**SET EXERCISE**
Pictures are not part of the copy. Retype the lines from the first one through the line that contains "(0,0) rectangle (1798,1396);".

**GIVEN DATA**
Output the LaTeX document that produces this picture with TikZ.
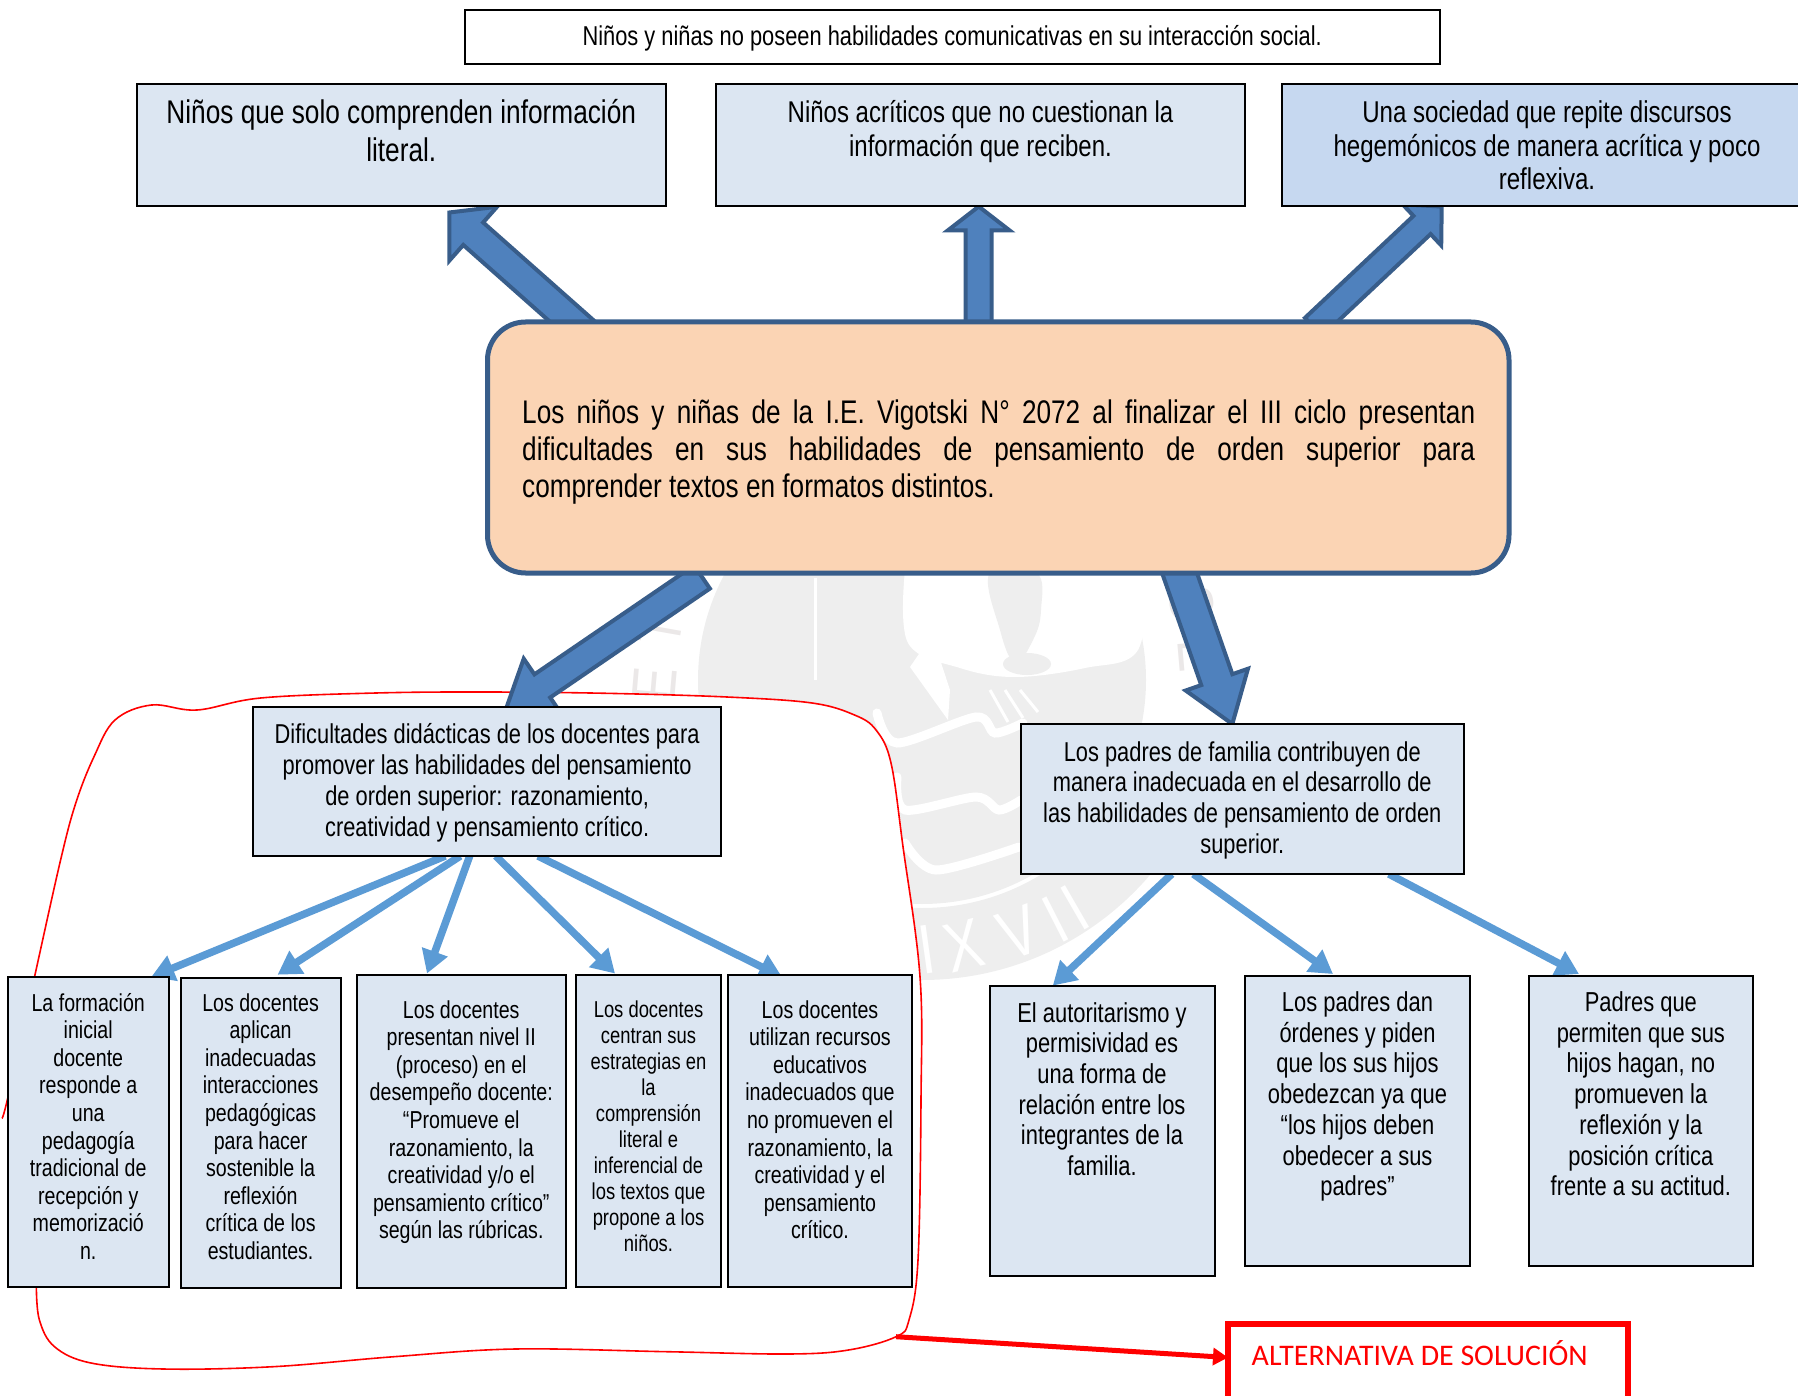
\documentclass[tikz,border=0pt]{standalone}
\usepackage{fontspec}
\setmainfont[FakeStretch=0.8]{Liberation Sans}
\newfontfamily\calib{Carlito}
\usetikzlibrary{arrows.meta,calc}
\pgfdeclarelayer{under}
\pgfsetlayers{under,main}
\definecolor{boxblue}{HTML}{DCE6F2}
\definecolor{boxdeep}{HTML}{C6D8F0}
\definecolor{peach}{HTML}{FBD4B4}
\definecolor{navy}{HTML}{385D8A}
\definecolor{bigblue}{HTML}{4F81BD}
\definecolor{thinblue}{HTML}{5B9BD5}
\definecolor{seal}{HTML}{EEEEEE}
\definecolor{sealtext}{HTML}{EBE8E8}
\tikzset{
  plainbox/.style={draw=black,line width=2pt,fill=boxblue,inner sep=0pt,outer sep=0pt},
  deepbox/.style={plainbox,fill=boxdeep},
  whitebox/.style={plainbox,fill=white},
  corebox/.style={draw=navy,line width=5pt,fill=peach,rounded corners=38pt,inner sep=0pt,outer sep=0pt},
  solbox/.style={draw=red,line width=5.5pt,fill=white,inner sep=0pt,outer sep=0pt},
  bigarrowstyle/.style={draw=navy,line width=4pt,fill=bigblue,line join=miter},
  thinarrow/.style={draw=thinblue,line width=7.5pt,-{Triangle[length=23pt,width=26pt]}},
  redarrow/.style={draw=red,line width=5pt,-{Triangle[length=15pt,width=17pt]}},
  handline/.style={draw=red,line width=1.6pt},
  ribbon/.style={draw=white,line width=9pt,line cap=round}
}
% box from corners, font size, leading, offset of the first baseline, text
\newcommand\boxn[9][plainbox]{%
  \def\bxopt{#1}\def\bxname{#2}%
  \pgfmathsetmacro\bxw{#5-#3}\pgfmathsetmacro\bxh{#6-#4}%
  \pgfmathsetmacro\bxcx{(#3+#5)/2}\pgfmathsetmacro\bxcy{(#4+#6)/2}%
  \def\bxfs{#7}\def\bxld{#8}\pgfmathsetmacro\bxoff{#9-#4}%
  \boxnB}
\newcommand\boxnB[1]{%
  \node[\bxopt] (\bxname) at (\bxcx,\bxcy) {\parbox[c][\bxh pt][t]{\bxw pt}{\fontsize{\bxfs pt}{\bxld pt}\selectfont\centering\rule{0pt}{\bxoff pt}#1}};}
\newcommand\bigarrow[5]{%
  \coordinate (h) at ($(#2)!#5pt!(#1)$);
  \draw[bigarrowstyle] ($(#1)!#3pt!90:(#2)$) -- ($(h)!#3pt!90:(#2)$) -- ($(h)!#4pt!90:(#2)$) -- (#2)
    -- ($(h)!#4pt!-90:(#2)$) -- ($(h)!#3pt!-90:(#2)$) -- ($(#1)!#3pt!-90:(#2)$) -- cycle;}
\begin{document}
\begin{tikzpicture}[x=1pt,y=-1pt]
\useasboundingbox (0,0) rectangle (1798,1396);

% top row
\boxn[whitebox]{top}{464.5}{10.5}{1440}{64}{27.3}{29}{46}{Niños y niñas no poseen habilidades comunicativas en su interacción social.}
\boxn{effa}{136.5}{84}{666}{206.5}{32.8}{37.8}{123.5}{Niños que solo comprenden información\\literal.}
\boxn{effb}{716}{84}{1245}{206.5}{30}{33.5}{123}{Niños acríticos que no cuestionan la\\información que reciben.}
\boxn[deepbox]{effc}{1282}{84}{1812}{206.5}{30.1}{33.5}{123}{Una sociedad que repite discursos\\hegemónicos de manera acrítica y poco\\reflexiva.}

% central problem
\node[corebox,minimum width=1021.5pt,minimum height=251pt] (core) at (998.25,447.5) {};
\node[inner sep=0pt,align=left,anchor=north west,font=\fontsize{32.7}{36.7}\selectfont] (coretext) at (522,400) {%
  \makebox[953pt][s]{Los niños y niñas de la I.E. Vigotski N° 2072 al finalizar el III ciclo presentan}\\
  \makebox[953pt][s]{dificultades en sus habilidades de pensamiento de orden superior para}\\
  comprender textos en formatos distintos.};

% causes
\boxn{doc}{253.3}{707.3}{721}{856}{27.3}{30.9}{743.5}{Dificultades didácticas de los docentes para\\promover las habilidades del pensamiento\\de orden superior: razonamiento,\\creatividad y pensamiento crítico.}
\boxn{pad}{1020.8}{724}{1463.8}{874}{27.3}{30.7}{761}{Los padres de familia contribuyen de\\manera inadecuada en el desarrollo de\\las habilidades de pensamiento de orden\\superior.}

% left row
\boxn{la}{8}{977}{168.5}{1286.5}{24.5}{27.6}{1011}{La formación\\inicial\\docente\\responde a\\una\\pedagogía\\tradicional de\\recepción y\\memorizació\\n.}
\boxn{lb}{180.6}{977.7}{340.6}{1288}{24.5}{27.6}{1011}{Los docentes\\aplican\\inadecuadas\\interacciones\\pedagógicas\\para hacer\\sostenible la\\reflexión\\crítica de los\\estudiantes.}
\boxn{lc}{357}{975}{565.5}{1288}{24.5}{27.6}{1018}{Los docentes\\presentan nivel II\\(proceso) en el\\desempeño docente:\\“Promueve el\\razonamiento, la\\creatividad y/o el\\pensamiento crítico”\\según las rúbricas.}
\boxn{ld}{576.4}{975}{720.6}{1287}{23}{26}{1017.5}{Los docentes\\centran sus\\estrategias en\\la\\comprensión\\literal e\\inferencial de\\los textos que\\propone a los\\niños.}
\boxn{le}{728}{975}{912}{1287}{24.5}{27.6}{1018}{Los docentes\\utilizan recursos\\educativos\\inadecuados que\\no promueven el\\razonamiento, la\\creatividad y el\\pensamiento\\crítico.}

% right row
\boxn{ra}{989.5}{985.6}{1214.5}{1275.5}{27.4}{30.7}{1022}{El autoritarismo y\\permisividad es\\una forma de\\relación entre los\\integrantes de la\\familia.}
\boxn{rb}{1245.3}{975.5}{1469.7}{1266}{27.4}{30.7}{1011.5}{Los padres dan\\órdenes y piden\\que los sus hijos\\obedezcan ya que\\“los hijos deben\\obedecer a sus\\padres”}
\boxn{rc}{1528.7}{975.5}{1753}{1266}{27.4}{30.7}{1011.5}{Padres que\\permiten que sus\\hijos hagan, no\\promueven la\\reflexión y la\\posición crítica\\frente a su actitud.}

% solution box
\node[solbox,minimum width=400pt,minimum height=90pt,anchor=north west] (sol) at (1228,1324) {};
\node[inner sep=0pt,anchor=base west,font=\calib\fontsize{29.9}{32}\selectfont,text=red] (soltext) at (1251.5,1365) {ALTERNATIVA DE SOLUCIÓN};

\begin{pgfonlayer}{under}
  % faded seal behind the diagram
  \fill[seal] (922,680) circle (224);
  \begin{scope}
    \clip (640,875) rectangle (1200,1000);
    \fill[seal,even odd rule] (922,680) circle (300) (922,680) circle (228);
  \end{scope}
  \fill[white] plot[smooth,tension=0.6] coordinates {(905,570) (908,643) (960,668) (1015,677) (1085,668) (1138,650) (1146,570)} -- cycle;
  \fill[seal] plot[smooth cycle,tension=0.7] coordinates {(990,572) (1000,630) (1015,662) (1033,640) (1041,610) (1036,572)};
  \fill[seal] (1027,664) ellipse (24 and 11);
  \draw[white,line width=3pt] (815,578) -- (815,680);
  \fill[white] (910,667) -- (932,635) -- (950,690) -- (948,720) -- cycle;
  \draw[white,line width=3pt] (990,690) -- (1008,722);
  \draw[white,line width=3pt] (1005,690) -- (1023,718);
  \draw[white,line width=3pt] (1020,690) -- (1038,712);
  \draw[ribbon] plot[smooth] coordinates {(877,713) (897,743) (976,717) (995,733) (1023,723)};
  \draw[ribbon] plot[smooth] coordinates {(897,777) (905,810) (976,797) (999,810) (1021,800)};
  \draw[ribbon] plot[smooth] coordinates {(905,843) (936,870) (1019,847)};
  \foreach \gx/\gy/\gl/\gr in {927/950/I/8,964/946/X/14,1019/932/V/20,1055/920/I/27,1075/908/I/30}{
    \node[text=white,inner sep=0pt,font=\fontsize{70}{70}\selectfont,rotate=\gr] at (\gx,\gy) {\gl};}
  \foreach \gx/\gy/\gl/\gr in {655/684/E/85,660/630/T/80,1192/603/S/-78,1200/655/E/-85}{
    \node[text=sealtext,inner sep=0pt,font=\fontsize{62}{62}\selectfont,rotate=\gr] at (\gx,\gy) {\gl};}

  % white interior of the hand-drawn loop
  \fill[white] plot[smooth cycle,tension=0.6] coordinates {(34.5,977) (60.6,860) (75.8,803) (94,756.7) (115,720) (151.5,705) (197,710) (260.6,698) (375.8,693) (485,692) (606,693.3) (727,697) (812,703) (854.5,715) (876,730) (891,763) (903,846.7) (920,976.7) (921,1100) (918,1260) (909,1320) (896,1336.7) (848.5,1350) (788,1354) (667,1351.7) (515,1349) (394,1356.7) (273,1366.7) (163.6,1369) (91,1363) (54.5,1346.7) (39.4,1320) (36.4,1288)};
  \draw[handline] plot[smooth,tension=0.6] coordinates {(2,1118) (8,1097) (34.5,977) (60.6,860) (75.8,803) (94,756.7) (115,720) (151.5,705) (197,710) (260.6,698) (375.8,693) (485,692) (606,693.3) (727,697) (812,703) (854.5,715) (876,730) (891,763) (903,846.7) (920,976.7) (921,1100) (918,1260) (909,1320) (896,1336.7) (848.5,1350) (788,1354) (667,1351.7) (515,1349) (394,1356.7) (273,1366.7) (163.6,1369) (91,1363) (54.5,1346.7) (39.4,1320) (36.4,1288)};
  \coordinate (loopend) at (896,1336.7);
  \draw[redarrow] (loopend) -- ([yshift=-33.5pt]sol.north west);

  % thick arrows from the central box
  \coordinate (ta) at ([xshift=112.5pt,yshift=-24pt]core.north west);
  \coordinate (tb) at ([xshift=491.2pt,yshift=-20pt]core.north west);
  \coordinate (tc) at ([xshift=826pt,yshift=-5pt]core.north west);
  \coordinate (td) at ([xshift=214.5pt,yshift=-4pt]core.south west);
  \coordinate (te) at ([xshift=687.5pt,yshift=13pt]core.south west);
  \bigarrow{ta}{[xshift=48pt,yshift=-6pt]effa.south}{15}{36}{32}
  \bigarrow{tb}{[xshift=-1.8pt]effb.south}{13}{31}{24}
  \bigarrow{tc}{[xshift=-105.3pt]effc.south}{12.5}{28}{27}
  \bigarrow{td}{[xshift=18pt,yshift=-4pt]doc.north}{14}{33}{45}
  \bigarrow{te}{[xshift=-10pt]pad.north}{16.5}{33}{47}

  % thin arrows to the lower boxes
  \draw[thinarrow] ([xshift=192pt]doc.south west) -- ([xshift=63pt]la.north);
  \draw[thinarrow] ([xshift=207pt]doc.south west) -- ([xshift=17pt,yshift=3pt]lb.north);
  \draw[thinarrow] ([xshift=216.4pt]doc.south west) -- ([xshift=-34.25pt,yshift=1.5pt]lc.north);
  \draw[thinarrow] ([xshift=242.5pt]doc.south west) -- ([xshift=-33.5pt,yshift=1.5pt]ld.north);
  \draw[thinarrow] ([xshift=284.7pt]doc.south west) -- ([xshift=-38pt,yshift=-2pt]le.north);
  \draw[thinarrow] ([xshift=151pt]pad.south west) -- ([xshift=-49.2pt]ra.north);
  \draw[thinarrow] ([xshift=172.6pt]pad.south west) -- ([xshift=-24.5pt,yshift=1.5pt]rb.north);
  \draw[thinarrow] ([xshift=368pt]pad.south west) -- ([xshift=-61.85pt,yshift=1.5pt]rc.north);
\end{pgfonlayer}
\end{tikzpicture}
\end{document}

**WRITTEN RESPONSE**
Output the LaTeX document that produces this picture with TikZ.
\documentclass[tikz,border=0pt]{standalone}
\usepackage{fontspec}
\setmainfont[FakeStretch=0.8]{Liberation Sans}
\newfontfamily\calib{Carlito}
\usetikzlibrary{arrows.meta,calc}
\pgfdeclarelayer{under}
\pgfsetlayers{under,main}
\definecolor{boxblue}{HTML}{DCE6F2}
\definecolor{boxdeep}{HTML}{C6D8F0}
\definecolor{peach}{HTML}{FBD4B4}
\definecolor{navy}{HTML}{385D8A}
\definecolor{bigblue}{HTML}{4F81BD}
\definecolor{thinblue}{HTML}{5B9BD5}
\definecolor{seal}{HTML}{EEEEEE}
\definecolor{sealtext}{HTML}{EBE8E8}
\tikzset{
  plainbox/.style={draw=black,line width=2pt,fill=boxblue,inner sep=0pt,outer sep=0pt},
  deepbox/.style={plainbox,fill=boxdeep},
  whitebox/.style={plainbox,fill=white},
  corebox/.style={draw=navy,line width=5pt,fill=peach,rounded corners=38pt,inner sep=0pt,outer sep=0pt},
  solbox/.style={draw=red,line width=5.5pt,fill=white,inner sep=0pt,outer sep=0pt},
  bigarrowstyle/.style={draw=navy,line width=4pt,fill=bigblue,line join=miter},
  thinarrow/.style={draw=thinblue,line width=7.5pt,-{Triangle[length=23pt,width=26pt]}},
  redarrow/.style={draw=red,line width=5pt,-{Triangle[length=15pt,width=17pt]}},
  handline/.style={draw=red,line width=1.6pt},
  ribbon/.style={draw=white,line width=9pt,line cap=round}
}
% box from corners, font size, leading, offset of the first baseline, text
\newcommand\boxn[9][plainbox]{%
  \def\bxopt{#1}\def\bxname{#2}%
  \pgfmathsetmacro\bxw{#5-#3}\pgfmathsetmacro\bxh{#6-#4}%
  \pgfmathsetmacro\bxcx{(#3+#5)/2}\pgfmathsetmacro\bxcy{(#4+#6)/2}%
  \def\bxfs{#7}\def\bxld{#8}\pgfmathsetmacro\bxoff{#9-#4}%
  \boxnB}
\newcommand\boxnB[1]{%
  \node[\bxopt] (\bxname) at (\bxcx,\bxcy) {\parbox[c][\bxh pt][t]{\bxw pt}{\fontsize{\bxfs pt}{\bxld pt}\selectfont\centering\rule{0pt}{\bxoff pt}#1}};}
\newcommand\bigarrow[5]{%
  \coordinate (h) at ($(#2)!#5pt!(#1)$);
  \draw[bigarrowstyle] ($(#1)!#3pt!90:(#2)$) -- ($(h)!#3pt!90:(#2)$) -- ($(h)!#4pt!90:(#2)$) -- (#2)
    -- ($(h)!#4pt!-90:(#2)$) -- ($(h)!#3pt!-90:(#2)$) -- ($(#1)!#3pt!-90:(#2)$) -- cycle;}
\begin{document}
\begin{tikzpicture}[x=1pt,y=-1pt]
\useasboundingbox (0,0) rectangle (1798,1396);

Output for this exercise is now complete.